Problem to work on — Reproduce each line from the first in the data through the line that contains "var yMinor = [-0.25, 0.25, 0.75, 1.25, 1.75];" exactly; give nothing else.

○ ○ ○ ○

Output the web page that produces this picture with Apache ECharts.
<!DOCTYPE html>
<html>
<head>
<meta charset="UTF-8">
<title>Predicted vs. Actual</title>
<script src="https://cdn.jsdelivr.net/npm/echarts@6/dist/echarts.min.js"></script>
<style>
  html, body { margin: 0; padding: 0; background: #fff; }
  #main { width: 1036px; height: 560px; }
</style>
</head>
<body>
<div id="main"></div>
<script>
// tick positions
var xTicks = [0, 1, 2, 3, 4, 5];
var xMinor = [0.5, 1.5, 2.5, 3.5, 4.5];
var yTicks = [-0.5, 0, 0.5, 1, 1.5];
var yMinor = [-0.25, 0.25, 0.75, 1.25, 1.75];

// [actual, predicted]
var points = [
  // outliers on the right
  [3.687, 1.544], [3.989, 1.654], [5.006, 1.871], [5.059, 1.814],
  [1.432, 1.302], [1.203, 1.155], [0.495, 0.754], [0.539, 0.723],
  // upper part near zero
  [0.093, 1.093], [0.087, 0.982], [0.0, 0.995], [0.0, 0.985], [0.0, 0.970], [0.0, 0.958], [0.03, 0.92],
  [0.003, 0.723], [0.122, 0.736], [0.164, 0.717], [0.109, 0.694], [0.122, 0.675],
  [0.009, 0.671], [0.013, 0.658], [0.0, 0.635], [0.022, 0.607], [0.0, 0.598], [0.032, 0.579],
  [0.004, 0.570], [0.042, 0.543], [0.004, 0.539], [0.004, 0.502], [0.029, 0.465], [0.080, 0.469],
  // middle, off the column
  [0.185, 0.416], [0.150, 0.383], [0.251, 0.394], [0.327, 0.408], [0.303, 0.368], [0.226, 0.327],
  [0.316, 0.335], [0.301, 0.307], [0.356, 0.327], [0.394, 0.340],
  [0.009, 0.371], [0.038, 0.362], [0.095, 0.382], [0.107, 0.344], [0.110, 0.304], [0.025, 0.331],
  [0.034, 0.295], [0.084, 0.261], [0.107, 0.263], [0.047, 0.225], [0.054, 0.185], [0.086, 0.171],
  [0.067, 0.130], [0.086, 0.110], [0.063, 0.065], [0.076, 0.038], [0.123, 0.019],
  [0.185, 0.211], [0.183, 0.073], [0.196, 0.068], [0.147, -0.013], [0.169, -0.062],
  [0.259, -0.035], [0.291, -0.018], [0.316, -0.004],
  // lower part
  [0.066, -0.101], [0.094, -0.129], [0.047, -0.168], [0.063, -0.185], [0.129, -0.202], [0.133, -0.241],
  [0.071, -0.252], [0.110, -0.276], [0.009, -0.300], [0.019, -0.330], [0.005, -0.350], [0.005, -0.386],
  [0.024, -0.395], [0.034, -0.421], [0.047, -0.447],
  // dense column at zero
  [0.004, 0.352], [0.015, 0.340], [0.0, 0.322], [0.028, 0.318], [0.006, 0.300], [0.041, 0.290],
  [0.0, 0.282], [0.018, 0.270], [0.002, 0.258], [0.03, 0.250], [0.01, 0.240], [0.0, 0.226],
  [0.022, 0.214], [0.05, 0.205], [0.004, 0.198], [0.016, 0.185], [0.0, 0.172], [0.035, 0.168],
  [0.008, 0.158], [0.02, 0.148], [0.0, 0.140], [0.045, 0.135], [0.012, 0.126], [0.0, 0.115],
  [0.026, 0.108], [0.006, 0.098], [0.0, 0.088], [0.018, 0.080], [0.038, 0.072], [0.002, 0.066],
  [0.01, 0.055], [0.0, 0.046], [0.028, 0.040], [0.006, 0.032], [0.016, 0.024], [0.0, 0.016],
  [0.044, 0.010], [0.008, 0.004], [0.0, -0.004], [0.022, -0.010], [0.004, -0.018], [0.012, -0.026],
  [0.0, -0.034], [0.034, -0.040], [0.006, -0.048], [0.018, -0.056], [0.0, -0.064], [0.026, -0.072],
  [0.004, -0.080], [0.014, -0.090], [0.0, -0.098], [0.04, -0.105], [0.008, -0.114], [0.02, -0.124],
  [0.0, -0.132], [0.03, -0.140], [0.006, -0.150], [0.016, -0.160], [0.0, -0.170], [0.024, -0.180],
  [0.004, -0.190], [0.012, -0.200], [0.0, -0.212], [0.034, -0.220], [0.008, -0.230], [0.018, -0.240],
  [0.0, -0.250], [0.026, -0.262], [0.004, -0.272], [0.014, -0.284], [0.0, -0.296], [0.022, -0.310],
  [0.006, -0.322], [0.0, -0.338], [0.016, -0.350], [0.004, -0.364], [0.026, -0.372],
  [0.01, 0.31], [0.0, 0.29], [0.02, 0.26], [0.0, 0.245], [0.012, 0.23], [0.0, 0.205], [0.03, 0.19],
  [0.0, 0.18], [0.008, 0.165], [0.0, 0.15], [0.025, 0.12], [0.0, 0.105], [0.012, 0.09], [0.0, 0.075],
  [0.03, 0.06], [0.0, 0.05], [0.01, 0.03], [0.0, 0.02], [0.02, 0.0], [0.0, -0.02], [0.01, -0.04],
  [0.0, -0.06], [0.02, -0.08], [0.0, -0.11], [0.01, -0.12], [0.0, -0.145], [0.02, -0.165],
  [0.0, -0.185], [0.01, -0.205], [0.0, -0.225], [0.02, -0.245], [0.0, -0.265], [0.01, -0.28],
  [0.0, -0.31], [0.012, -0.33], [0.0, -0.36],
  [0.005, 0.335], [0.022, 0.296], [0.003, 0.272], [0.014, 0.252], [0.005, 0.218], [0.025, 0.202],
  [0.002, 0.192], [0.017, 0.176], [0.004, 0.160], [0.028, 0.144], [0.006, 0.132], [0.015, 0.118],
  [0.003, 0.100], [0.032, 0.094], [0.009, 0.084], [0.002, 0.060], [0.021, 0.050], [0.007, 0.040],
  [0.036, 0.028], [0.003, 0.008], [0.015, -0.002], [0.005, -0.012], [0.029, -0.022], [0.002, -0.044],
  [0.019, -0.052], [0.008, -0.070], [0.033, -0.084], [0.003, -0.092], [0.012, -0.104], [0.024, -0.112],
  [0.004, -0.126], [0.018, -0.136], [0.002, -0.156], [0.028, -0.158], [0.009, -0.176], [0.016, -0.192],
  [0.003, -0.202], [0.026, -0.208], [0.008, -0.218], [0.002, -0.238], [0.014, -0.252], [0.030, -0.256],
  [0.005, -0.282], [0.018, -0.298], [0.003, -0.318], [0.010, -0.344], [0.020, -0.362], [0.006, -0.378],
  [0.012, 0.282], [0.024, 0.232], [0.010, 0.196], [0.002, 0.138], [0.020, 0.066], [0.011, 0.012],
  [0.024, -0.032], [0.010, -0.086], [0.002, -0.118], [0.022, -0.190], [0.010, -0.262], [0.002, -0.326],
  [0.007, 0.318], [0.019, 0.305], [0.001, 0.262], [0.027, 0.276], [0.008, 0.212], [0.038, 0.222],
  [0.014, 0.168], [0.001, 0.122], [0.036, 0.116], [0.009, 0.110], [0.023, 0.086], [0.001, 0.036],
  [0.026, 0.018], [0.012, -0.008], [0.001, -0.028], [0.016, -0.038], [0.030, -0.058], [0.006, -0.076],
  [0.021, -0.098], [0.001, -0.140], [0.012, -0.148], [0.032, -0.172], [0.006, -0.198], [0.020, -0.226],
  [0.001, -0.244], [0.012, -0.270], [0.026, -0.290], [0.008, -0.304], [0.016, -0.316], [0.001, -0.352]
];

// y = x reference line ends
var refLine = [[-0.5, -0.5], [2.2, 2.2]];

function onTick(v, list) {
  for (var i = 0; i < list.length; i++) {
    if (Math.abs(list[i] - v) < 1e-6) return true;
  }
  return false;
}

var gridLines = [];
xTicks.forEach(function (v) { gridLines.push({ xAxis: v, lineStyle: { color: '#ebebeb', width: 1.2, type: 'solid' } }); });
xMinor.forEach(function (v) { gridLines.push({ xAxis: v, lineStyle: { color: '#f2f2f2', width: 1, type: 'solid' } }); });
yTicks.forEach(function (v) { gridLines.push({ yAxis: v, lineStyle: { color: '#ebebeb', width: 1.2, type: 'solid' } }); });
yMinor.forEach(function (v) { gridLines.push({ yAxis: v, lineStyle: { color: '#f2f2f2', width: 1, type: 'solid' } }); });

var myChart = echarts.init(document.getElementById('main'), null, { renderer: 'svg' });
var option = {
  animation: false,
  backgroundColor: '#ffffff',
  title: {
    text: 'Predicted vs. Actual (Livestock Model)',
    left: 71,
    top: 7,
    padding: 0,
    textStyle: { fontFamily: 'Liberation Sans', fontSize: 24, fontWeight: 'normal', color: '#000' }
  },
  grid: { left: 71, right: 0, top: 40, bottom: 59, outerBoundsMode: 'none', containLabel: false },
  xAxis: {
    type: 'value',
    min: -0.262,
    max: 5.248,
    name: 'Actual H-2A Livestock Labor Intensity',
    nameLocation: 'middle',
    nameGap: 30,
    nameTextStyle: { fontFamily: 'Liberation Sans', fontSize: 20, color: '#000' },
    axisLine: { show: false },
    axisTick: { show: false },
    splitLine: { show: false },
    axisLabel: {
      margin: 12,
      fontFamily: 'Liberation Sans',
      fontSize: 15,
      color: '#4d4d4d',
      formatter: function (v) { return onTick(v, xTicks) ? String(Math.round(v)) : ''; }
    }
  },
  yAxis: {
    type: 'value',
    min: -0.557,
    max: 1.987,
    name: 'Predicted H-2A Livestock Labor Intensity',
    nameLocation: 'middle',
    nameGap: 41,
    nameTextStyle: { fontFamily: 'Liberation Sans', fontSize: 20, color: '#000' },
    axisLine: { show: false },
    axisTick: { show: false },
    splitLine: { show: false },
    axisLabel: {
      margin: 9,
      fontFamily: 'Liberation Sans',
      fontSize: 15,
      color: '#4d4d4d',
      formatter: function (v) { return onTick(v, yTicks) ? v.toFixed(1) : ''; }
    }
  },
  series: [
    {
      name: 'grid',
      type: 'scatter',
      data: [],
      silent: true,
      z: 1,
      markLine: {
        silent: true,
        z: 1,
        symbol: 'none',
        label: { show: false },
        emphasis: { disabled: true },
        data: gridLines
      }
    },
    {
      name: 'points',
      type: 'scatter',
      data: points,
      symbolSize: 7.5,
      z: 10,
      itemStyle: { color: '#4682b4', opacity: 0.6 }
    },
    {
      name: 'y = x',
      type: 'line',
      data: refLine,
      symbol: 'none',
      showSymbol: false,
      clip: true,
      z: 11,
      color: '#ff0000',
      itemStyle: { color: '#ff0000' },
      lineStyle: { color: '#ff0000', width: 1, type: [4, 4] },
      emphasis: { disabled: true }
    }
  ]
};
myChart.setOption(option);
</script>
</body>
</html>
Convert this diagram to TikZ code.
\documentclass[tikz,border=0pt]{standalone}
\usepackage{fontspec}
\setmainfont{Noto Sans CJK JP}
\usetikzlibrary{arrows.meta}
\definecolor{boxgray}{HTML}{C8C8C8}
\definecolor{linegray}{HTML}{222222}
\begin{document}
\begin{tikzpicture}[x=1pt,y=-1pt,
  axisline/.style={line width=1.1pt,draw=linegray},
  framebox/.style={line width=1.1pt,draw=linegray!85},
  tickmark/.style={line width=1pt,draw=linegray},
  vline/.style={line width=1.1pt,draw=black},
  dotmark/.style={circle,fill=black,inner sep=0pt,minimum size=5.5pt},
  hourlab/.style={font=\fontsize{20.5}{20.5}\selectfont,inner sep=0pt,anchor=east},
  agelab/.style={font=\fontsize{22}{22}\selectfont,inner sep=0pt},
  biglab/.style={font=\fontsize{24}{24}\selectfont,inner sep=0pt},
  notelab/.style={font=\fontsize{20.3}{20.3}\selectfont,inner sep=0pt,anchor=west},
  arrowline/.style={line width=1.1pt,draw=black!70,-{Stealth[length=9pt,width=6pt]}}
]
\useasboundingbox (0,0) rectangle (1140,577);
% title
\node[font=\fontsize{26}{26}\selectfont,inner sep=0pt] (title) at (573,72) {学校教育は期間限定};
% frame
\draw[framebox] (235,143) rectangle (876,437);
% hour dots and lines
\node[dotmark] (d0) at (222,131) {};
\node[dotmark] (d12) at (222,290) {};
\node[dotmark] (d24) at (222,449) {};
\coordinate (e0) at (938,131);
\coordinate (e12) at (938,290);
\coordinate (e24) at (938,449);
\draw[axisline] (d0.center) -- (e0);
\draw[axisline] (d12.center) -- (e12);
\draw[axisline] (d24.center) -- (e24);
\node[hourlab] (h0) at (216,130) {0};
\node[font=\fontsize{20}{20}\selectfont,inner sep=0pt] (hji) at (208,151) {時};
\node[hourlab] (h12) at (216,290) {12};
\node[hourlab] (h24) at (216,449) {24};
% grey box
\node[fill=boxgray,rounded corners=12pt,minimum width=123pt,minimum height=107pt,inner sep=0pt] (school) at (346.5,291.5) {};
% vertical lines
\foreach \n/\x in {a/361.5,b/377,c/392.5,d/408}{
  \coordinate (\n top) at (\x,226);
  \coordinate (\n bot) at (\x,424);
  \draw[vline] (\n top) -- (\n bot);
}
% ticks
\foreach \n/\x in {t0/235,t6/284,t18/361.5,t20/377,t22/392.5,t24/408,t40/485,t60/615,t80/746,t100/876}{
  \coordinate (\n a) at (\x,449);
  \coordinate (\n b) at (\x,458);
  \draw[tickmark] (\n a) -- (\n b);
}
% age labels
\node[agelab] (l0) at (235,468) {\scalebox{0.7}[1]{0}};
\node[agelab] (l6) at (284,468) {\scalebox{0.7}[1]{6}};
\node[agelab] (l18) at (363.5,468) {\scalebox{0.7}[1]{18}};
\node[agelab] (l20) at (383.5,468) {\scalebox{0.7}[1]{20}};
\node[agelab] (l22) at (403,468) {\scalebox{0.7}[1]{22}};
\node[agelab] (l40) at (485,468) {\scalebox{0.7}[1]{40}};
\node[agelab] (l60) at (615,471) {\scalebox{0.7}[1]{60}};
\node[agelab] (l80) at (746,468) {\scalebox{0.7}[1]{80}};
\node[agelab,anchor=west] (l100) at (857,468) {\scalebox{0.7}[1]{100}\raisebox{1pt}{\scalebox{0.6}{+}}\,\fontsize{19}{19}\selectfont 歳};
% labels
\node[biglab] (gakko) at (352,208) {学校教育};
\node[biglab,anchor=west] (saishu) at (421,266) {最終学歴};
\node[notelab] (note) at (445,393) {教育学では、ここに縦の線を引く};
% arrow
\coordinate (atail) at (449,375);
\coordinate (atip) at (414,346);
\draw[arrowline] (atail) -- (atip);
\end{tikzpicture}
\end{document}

○ ○ ○ ○

Response —
Output the web page that produces this picture with Apache ECharts.
<!DOCTYPE html>
<html>
<head>
<meta charset="UTF-8">
<title>Predicted vs. Actual</title>
<script src="https://cdn.jsdelivr.net/npm/echarts@6/dist/echarts.min.js"></script>
<style>
  html, body { margin: 0; padding: 0; background: #fff; }
  #main { width: 1036px; height: 560px; }
</style>
</head>
<body>
<div id="main"></div>
<script>
// tick positions
var xTicks = [0, 1, 2, 3, 4, 5];
var xMinor = [0.5, 1.5, 2.5, 3.5, 4.5];
var yTicks = [-0.5, 0, 0.5, 1, 1.5];
var yMinor = [-0.25, 0.25, 0.75, 1.25, 1.75];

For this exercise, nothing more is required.